В № 15 редакция соглашается принять рассказ – «пойдёт: ничего, недурён» и отклоняет «Опыт изложения», потому что он «злоупотребляет старым мотивом». 18-й № откладывает печатание рассказа: «Очерк подождёт до лета» – и отклоняет два других рассказа: «Несколько острот не искупают непроходимо пустого словотолчения. Мы говорим о „Ничего не начинай“. То же о „Легенде“. Кстати, что это за имя такое „Фуня“?»

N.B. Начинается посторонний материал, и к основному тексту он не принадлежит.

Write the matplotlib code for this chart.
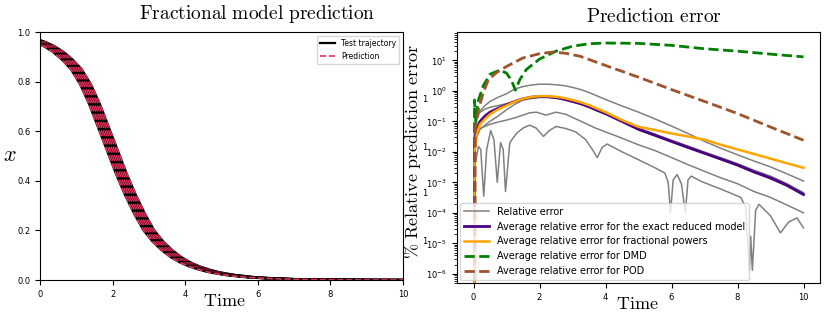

В № 19 помещён с подписью «Чехонте» рассказ «За двумя погонишься, ни одного не поймаешь» (роман в одной части без пролога и эпилога). Он очень слаб. Изображается майор Щелколобов, который захотел проучить почему-то плёткой в лодке свою молоденькую жену за то, что в разговоре (подслушанном майором) со своим двоюродным братцем призналась, что ненавидит мужа, и бранила его. Лодка перевернулась. Щелколобовы начали тонуть. Спасать их поплыл волостной писарь, который не знал, за кого именно раньше приняться. Щелколобов молил кинуть жену и спасти его, за что обещал жениться на сестре писаря. Щелколобова обещает за спасение сама выйти замуж за него. Писарь, увлёкшись и тем и другим обещанием, спасает обоих – и получает одни только неприятности.
Начало следующего рассказа – «Папаша» (№ 26, подпись «Ан. Ч.») – совершенно чеховское.
«Тонкая, как голландская сельдь, мамаша вошла в кабинет к толстому и круглому, как жук, папаше и кашлянула. При входе её с колен папаши спорхнула горничная и шмыгнула за портьеру, но мамаша не обратила на это ни малейшего внимания, потому что успела уже привыкнуть к маленьким слабостям папаши и смотрела на них с точки зрения умной жены, понимающей своего цивилизованного мужа.
– Пампушка, – сказала она, садясь на папашины колени, – я пришла к тебе, мой родной, посоветоваться. Утри свои губы, я хочу поцеловать тебя.